No romance Nihonjin, de Oscar Nakasato, o protagonista Hideo Inabata chega ao Brasil com a promessa de retorno ao Japão. O que se desenha, porém, é uma travessia permanente, onde o idioma local se torna obstáculo, e os ritos do cotidiano se tornam ruína. O choque cultural, aqui, se encarna na perda de um lar simbólico; um exílio não apenas geográfico, mas ontológico.


A cultura do outro não o acolhe, mas o suspende. E o que se revela nesse intervalo é a fragilidade de toda identidade baseada em certezas. O corpo, privado de linguagem, torna-se arquivo de deslocamentos.


Esse tipo de choque não se limita à imigração. Ele ecoa também em episódios históricos como a repressão às línguas estrangeiras durante o Estado Novo. A campanha de nacionalização, ao proibir o uso do alemão, do italiano e do japonês, inscreveu no tecido cultural brasileiro a ideia de que há modos “legítimos” de ser nacional, e que os demais devem ser apagados.


A língua, essa primeira morada do sujeito, foi arrancada, criminalizada. O choque cultural, nesse contexto, não foi vivenciado; foi imposto, como política de silenciamento.

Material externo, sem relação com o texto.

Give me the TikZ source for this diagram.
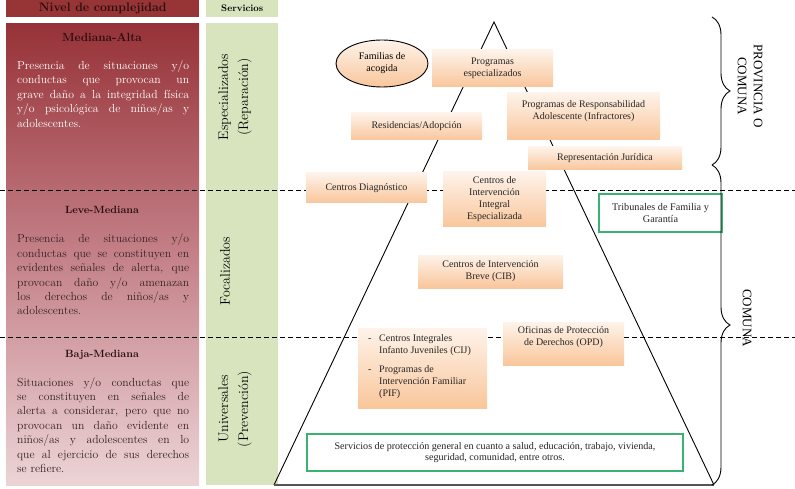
\documentclass[tikz,border=0pt]{standalone}
\usepackage{fontspec}
\newfontfamily\tnr{Liberation Serif}
\usetikzlibrary{shapes.geometric,decorations.pathreplacing,calc}
\definecolor{hdrred}{RGB}{150,52,54}
\definecolor{redtop}{RGB}{150,50,55}
\definecolor{redmid}{RGB}{196,128,136}
\definecolor{redbot}{RGB}{236,212,214}
\definecolor{colgreen}{RGB}{215,228,189}
\definecolor{peachtop}{RGB}{254,243,234}
\definecolor{peachbot}{RGB}{249,198,155}
\definecolor{boxgreen}{RGB}{60,178,112}
\definecolor{darktxt}{RGB}{40,14,14}
\definecolor{bodytxt}{RGB}{52,34,34}
\definecolor{basegray}{RGB}{85,85,85}
\newcommand\bodytext[1]{\parbox[t]{172pt}{\hyphenpenalty=10000 \tolerance=9999 \parindent=0pt #1\par}}
\tikzset{
  obox/.style={inner sep=1pt, top color=peachtop, bottom color=peachbot, align=center,
    text=black!85, font=\tnr\fontsize{10}{12}\selectfont},
  gbox/.style={draw=boxgreen, line width=1.2pt, fill=white, align=center, inner sep=1pt,
    text=black!85, font=\tnr\fontsize{10.2}{12}\selectfont},
  btext/.style={align=center, inner sep=0pt, text=black!85, font=\tnr\fontsize{10}{12}\selectfont},
  dashline/.style={line width=0.9pt, dash pattern=on 4.5pt off 3.5pt},
  tri/.style={line width=0.9pt},
  bodypar/.style={inner sep=0pt, anchor=base west, font=\fontsize{11.7}{14.4}\selectfont},
  ltitle/.style={inner sep=0pt, text=darktxt, font=\bfseries},
  coltext/.style={inner sep=0pt, align=center, text=black, font=\fontsize{14}{20}\selectfont},
  bracestyle/.style={line width=0.9pt, decorate, decoration={brace, amplitude=18pt}},
}
\begin{document}
\begin{tikzpicture}[x=1pt,y=-1pt]
\useasboundingbox (0,0) rectangle (795,489);
% left column
\node[fill=hdrred, minimum width=193pt, minimum height=17pt, inner sep=0pt, anchor=north west,
  text=darktxt, font=\bfseries\fontsize{12.3}{14}\selectfont] (hdr) at (6,0) {Nivel de complejidad};
\node[top color=redtop, bottom color=redbot, middle color=redmid, minimum width=193pt,
  minimum height=462pt, inner sep=0pt, anchor=north west] (lbox) at (6,23) {};
% services column
\node[fill=colgreen, minimum width=72pt, minimum height=17pt, inner sep=0pt, anchor=north west,
  font=\bfseries\fontsize{9.5}{11}\selectfont] (shdr) at (206,0) {Servicios};
\node[fill=colgreen, minimum width=72pt, minimum height=462pt, inner sep=0pt, anchor=north west] (scol) at (206,23) {};
% dashed separators
\coordinate (d1a) at (0,190); \coordinate (d1b) at (795,190);
\coordinate (d2a) at (0,337); \coordinate (d2b) at (795,337);
\draw[dashline] (d1a) -- (d1b);
\draw[dashline] (d2a) -- (d2b);
% triangle
\coordinate (apex) at (494,22);
\coordinate (bl) at (274,485);
\coordinate (br) at (714,485);
\draw[tri] (bl) -- (apex) -- (br);
\draw[line width=2.4pt, basegray] (bl) -- (br);
% left texts
\node[ltitle, font=\bfseries\fontsize{11.8}{14}\selectfont] (t1) at (102,37) {Mediana-Alta};
\node[bodypar, text=white] (p1) at (17,69.5) {\bodytext{Presencia de situaciones y/o\linebreak conductas que provocan un\linebreak grave daño a la integridad física\linebreak y/o psicológica de niños/as y\linebreak adolescentes.}};
\node[ltitle, font=\bfseries\fontsize{10.5}{13}\selectfont] (t2) at (102,210) {Leve-Mediana};
\node[bodypar, text=bodytxt] (p2) at (17,243) {\bodytext{Presencia de situaciones y/o\linebreak conductas que se constituyen en\linebreak evidentes señales de alerta, que\linebreak provocan daño y/o amenazan\linebreak los derechos de niños/as y\linebreak adolescentes.}};
\node[ltitle, font=\bfseries\fontsize{10.5}{13}\selectfont] (t3) at (102,355) {Baja-Mediana};
\node[bodypar, text=bodytxt] (p3) at (17,386) {\bodytext{Situaciones y/o conductas que\linebreak se constituyen en señales de\linebreak alerta a considerar, pero que no\linebreak provocan un daño evidente en\linebreak niños/as y adolescentes en lo\linebreak que al ejercicio de sus derechos\linebreak se refiere.}};
% column texts
\node[coltext, rotate=90] (c1) at (235,97) {Especializados\\(Reparación)};
\node[coltext, rotate=90] (c2) at (225,271) {Focalizados};
\node[coltext, rotate=90] (c3) at (235,409) {Universales\\(Prevención)};
% pyramid boxes
\node[ellipse, draw, line width=0.9pt, top color=peachtop, bottom color=peachbot, minimum width=92pt,
  minimum height=47pt, inner sep=0pt, align=center, font=\tnr\fontsize{10}{12}\selectfont] (fam) at (382,63.5) {Familias de\\acogida};
\node[obox, minimum width=121pt, minimum height=37pt] (pe) at (492.5,68.5) {Programas\\especializados};
\node[obox, minimum width=131pt, minimum height=27pt] (res) at (416.5,126.5) {Residencias/Adopción};
\node[obox, minimum width=153pt, minimum height=47pt] (pra) at (583.5,116.5) {};
\node[btext] (prat) at (583.5,111) {Programas de Responsabilidad\\Adolescente (Infractores)};
\node[obox, minimum width=154pt, minimum height=23pt] (rj) at (605,158.5) {Representación Jurídica};
\node[obox, minimum width=121pt, minimum height=30pt] (cd) at (366.5,188) {Centros Diagnóstico};
\node[obox, minimum width=103pt, minimum height=55pt] (ciie) at (494.5,199.5) {Centros de\\Intervención\\Integral\\Especializada};
\node[obox, minimum width=145pt, minimum height=33pt] (cib) at (490.5,271.5) {Centros de Intervención\\Breve (CIB)};
\node[obox, minimum width=129pt, minimum height=80pt] (cij) at (422.5,368) {};
\node[btext, align=left, anchor=north west] (cijt) at (368,334.5) {\makebox[11pt][l]{-}Centros Integrales\\
\hspace*{11pt}Infanto Juveniles (CIJ)\\[7pt]
\makebox[11pt][l]{-}Programas de\\
\hspace*{11pt}Intervención Familiar\\
\hspace*{11pt}(PIF)};
\node[obox, minimum width=121pt, minimum height=43pt] (opd) at (563.5,343.5) {};
\node[btext] (opdt) at (563.5,337) {Oficinas de Protección\\de Derechos (OPD)};
\node[gbox, minimum width=123pt, minimum height=38pt] (trib) at (660.5,213) {Tribunales de Familia y\\Garantía};
\node[gbox, minimum width=376pt, minimum height=37pt, font=\tnr\fontsize{10.1}{11.2}\selectfont] (serv) at (495,452.5) {Servicios de protección general en cuanto a salud, educación, trabajo, vivienda,\\seguridad, comunidad, entre otros.};
% braces
\coordinate (b1a) at (712,17); \coordinate (b1b) at (712,165);
\coordinate (b2a) at (712,165); \coordinate (b2b) at (712,485);
\draw[bracestyle] (b1a) -- (b1b);
\draw[bracestyle] (b2a) -- (b2b);
\node[rotate=-90, align=center, inner sep=0pt, font=\tnr\fontsize{13}{16}\selectfont] (prov) at (750,86) {PROVINCIA O\\COMUNA};
\node[rotate=-90, inner sep=0pt, font=\tnr\fontsize{13}{16}\selectfont] (com) at (747,318) {COMUNA};
\end{tikzpicture}
\end{document}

Henfil e a ironia do exílio


Em Diário de um Cucaracha, Henfil transforma sua vivência nos Estados Unidos em um relato ácido sobre o desconforto de ser estrangeiro. A música "La Cucaracha", entoada por uma enfermeira ao saber de sua origem latino-americana, não é apenas uma canção popular: torna-se instrumento de zombaria, de redução simbólica. Henfil, com sua verve crítica, nos mostra como o choque cultural, mesmo em contextos urbanos e cosmopolitas, pode ser profundamente solitário. Ao narrar o choque com humor, ele revela sua natureza mais profunda: não é a diferença em si que fere, mas o modo como ela é enquadrada em estruturas de poder.


O som como tradução da tensão: samba, Tropicália e periferia


A música brasileira é talvez a linguagem que mais sensivelmente metabolizou o choque cultural. Não o apagou. Transformou-o em ritmo. O samba, nascido da fricção entre tradições africanas e urbanidade carioca, foi inicialmente criminalizado, vigiado, estigmatizado. Mas sobreviveu, e mais que isso, reconfigurou-se como linguagem nacional. Seu corpo rítmico é, ao mesmo tempo, resistência e negociação. Cada batida carrega a memória de um corpo proibido, de uma voz marginalizada.

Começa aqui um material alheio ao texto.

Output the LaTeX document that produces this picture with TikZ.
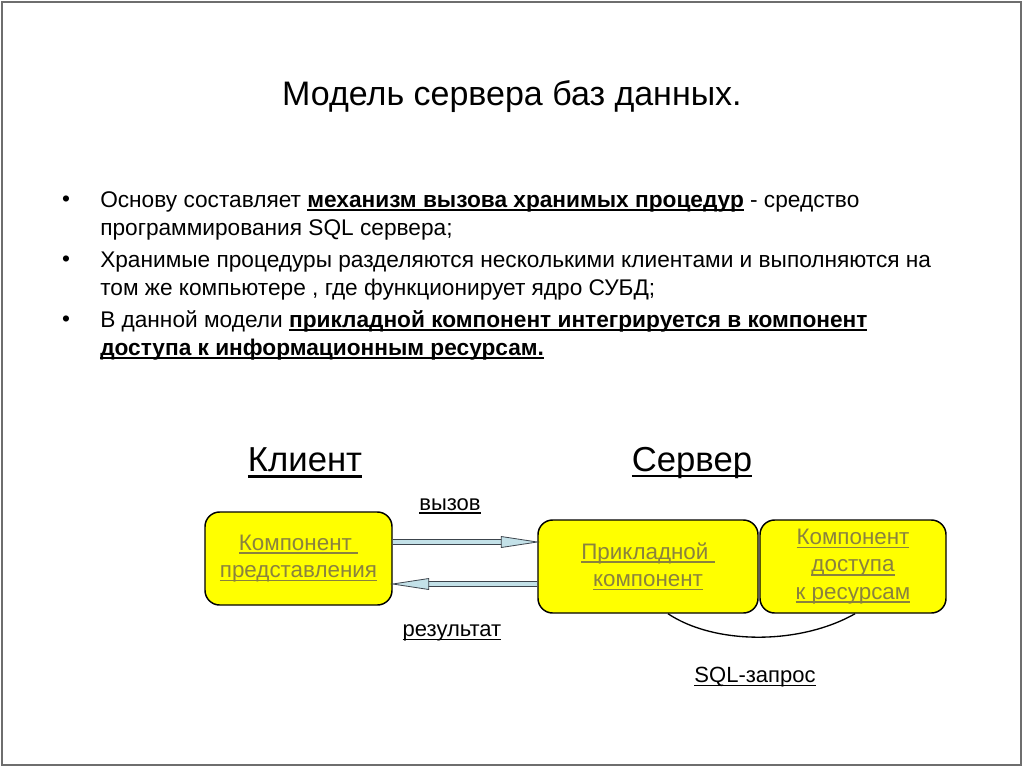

A Tropicália, por sua vez, fez do choque cultural uma estética deliberada. Misturando baião com guitarra elétrica, poesia concreta com cultura pop, Caetano Veloso, Gilberto Gil e seus pares produziram não uma síntese, mas uma dissonância proposital.

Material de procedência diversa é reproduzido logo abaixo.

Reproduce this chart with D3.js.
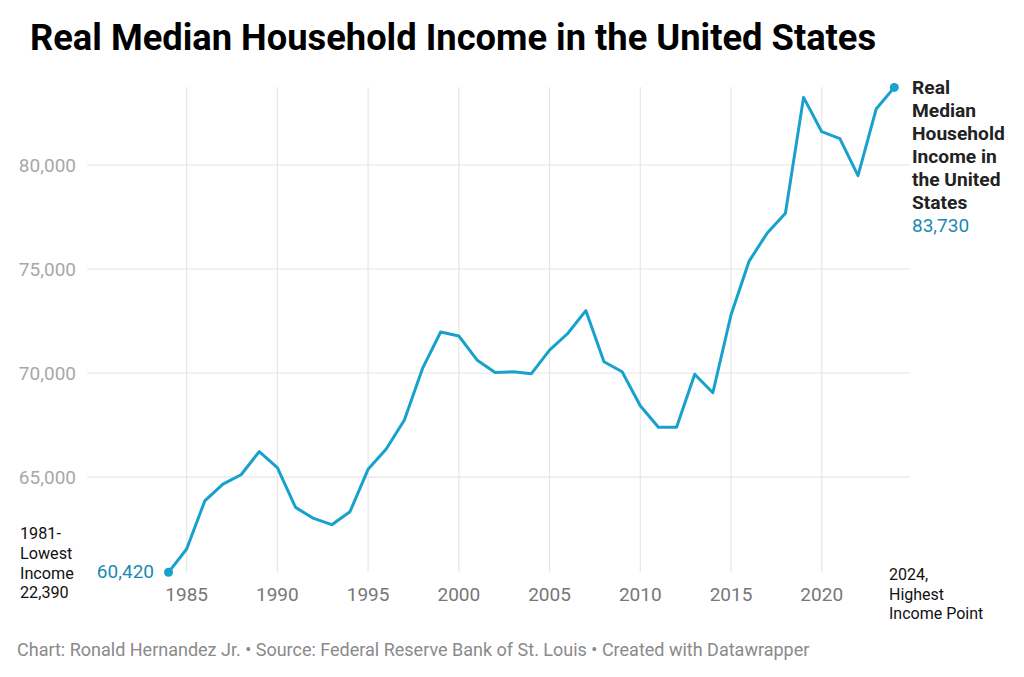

O choque, nesse caso, não é trauma, mas pulsão criadora. A beleza está na fricção, e não na harmonia.


Nos dias de hoje, o funk e o rap das periferias atualizam essa lógica. Eles são línguas nascidas do abismo, gritos de sujeitos que vivem cotidianamente o choque entre o centro e a margem. São músicas de fronteira, que não pedem permissão para existir.


O choque como gesto de escuta


O choque cultural, em sua essência, é uma provocação ética e estética. Ele nos convida - ou nos força - a sair do conforto dos próprios códigos, a habitar o desconcerto. Mas não se trata de aceitar o outro como um adorno exótico, nem de apagar as diferenças em nome de uma falsa harmonia. Trata-se de ouvir a dissonância, permanecer nela, e permitir que ela nos transforme. A arte brasileira tem feito exatamente isso: ouvido o que dói, cantado o que desafina, escrito o que não cabe nas categorias prontas. Porque é ali, no espaço entre o que éramos e o que ainda não sabemos ser, que pulsa o gesto criador.